Alors que l'Europe dormait, l'avenir d'internet se jouait dans les couloirs feutrés de l'ONU. Le verdict est tombé : le modèle collaboratif qui régit le web est confirmé, écartant, pour l'instant, les ambitions des États les plus autoritaires.

Ne vous y trompez pas. Derrière l'acronyme barbare « SMSIS+20 » se cachait une bataille féroce pour le contrôle du réseau mondial. Dans la nuit de mercredi, les Nations unies ont finalement tranché, préférant le chaos organisé actuel à un ordre nouveau dirigé uniquement par les gouvernements. Une décision qui ressemble à un immense soulagement pour les uns, et à une simple trêve pour les autres.
Internet sauvé des eaux ? Ce que l'ONU a vraiment acté
Le principal acquis de cette nuit de négociations est simple : le modèle dit « multipartite » est reconduit. Ce système, qui peut sembler désordonné, oblige les géants de la technologie, les ingénieurs de l'ombre, les universitaires et les gouvernements à s'asseoir à la même table pour décider de l'avenir technique du net. C'est grâce à ce dialogue permanent que le web fonctionne de manière à peu près harmonieuse à l'échelle planétaire.
Une véritable hérésie pour des pays comme la Chine ou la Russie, qui rêvent d'un internet où chaque État serait seul maître à bord. Leur projet à peine voilé est de transformer le web en une mosaïque de réseaux nationaux étanches, un « splinternet » où l'information ne circulerait plus librement. La résolution de l'ONU sonne donc comme une victoire pour les défenseurs d'un réseau mondial unique et ouvert, célébrée par des acteurs clés comme l'ICANN, le gardien des adresses web.

Cette décision n'est pas tombée du ciel. Elle est le fruit d'un intense lobbying de la communauté technique et de la société civile, qui craignaient de voir les décisions sur l'infrastructure d'internet soumises aux lenteurs et aux calculs de la diplomatie internationale. Pour cette fois, le pragmatisme technique l'a emporté sur la politique pure.
Un nouveau shérif en ville, mais sans pistolet
La véritable nouveauté, le petit coup de théâtre de la soirée, est la pérennisation du Forum sur la gouvernance d'Internet. Jusqu'ici, ce grand rendez-vous annuel n'était qu'une structure temporaire à la légitimité fragile. Le voilà promu au rang d'institution permanente, avec la promesse d'un budget pour fonctionner correctement.

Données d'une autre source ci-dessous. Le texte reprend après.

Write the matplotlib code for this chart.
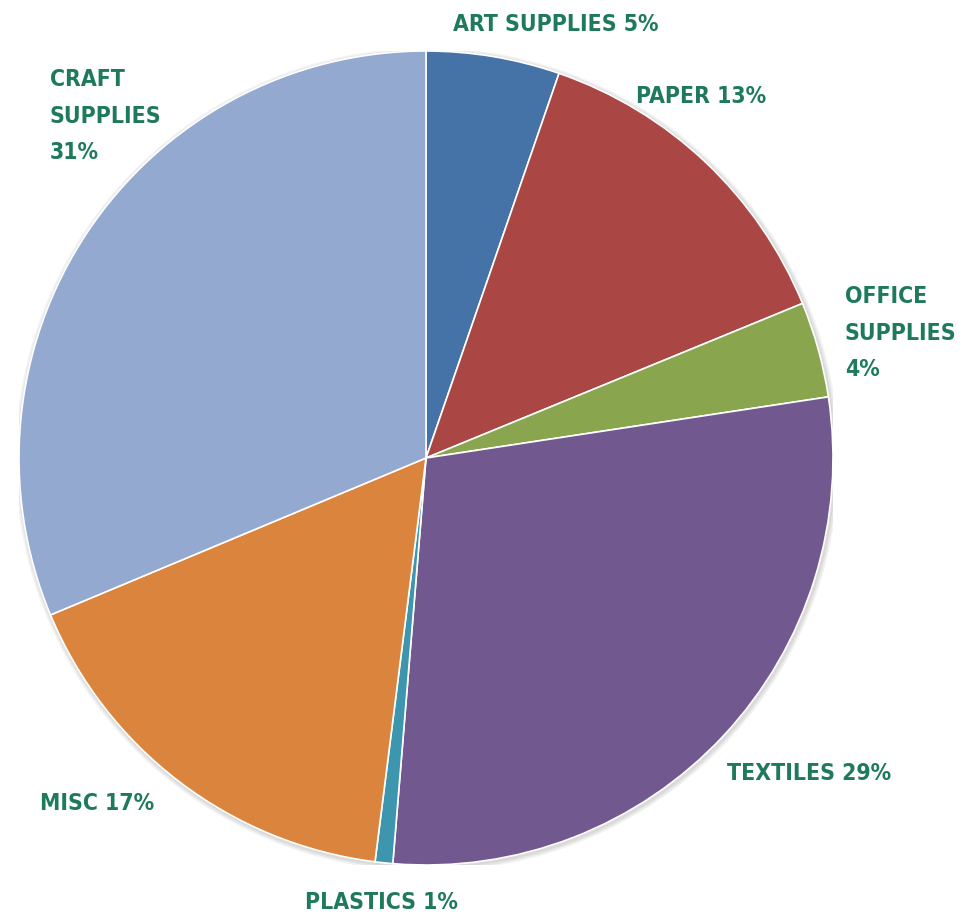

De quoi en faire le nouveau gendarme du web ? Pas si vite. Car si le Forum gagne en prestige, il reste ce qu'il a toujours été : un lieu de débats sans pouvoir de contrainte. Ses recommandations n'ont aucune force de loi. Il peut tout au plus tirer la sonnette d'alarme si un pays décide de construire son propre internet souverain, mais ne pourra pas l'en empêcher.

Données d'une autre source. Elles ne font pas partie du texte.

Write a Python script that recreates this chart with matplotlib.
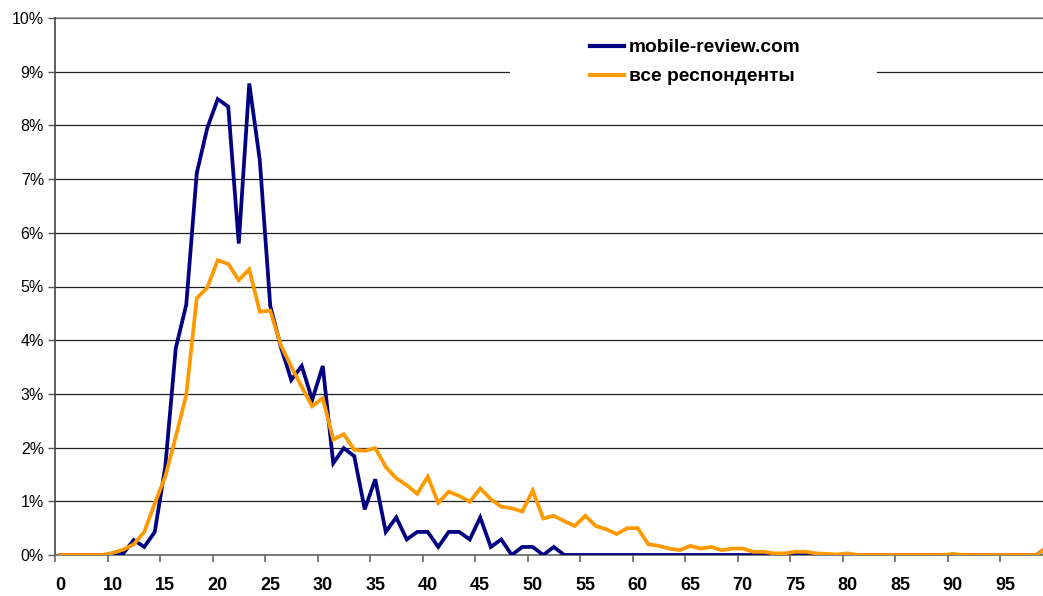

C'est pourtant sur cette instance que reposent les espoirs de créer un cadre pour l'intelligence artificielle ou de lutter contre la désinformation. Une mission immense pour une institution aux mains finalement assez nues. La décision de l'ONU stabilise le jeu, mais ne met pas fin à la partie. La bataille pour un internet ouvert ne fait que commencer, et elle se jouera désormais dans un cadre un peu plus solide.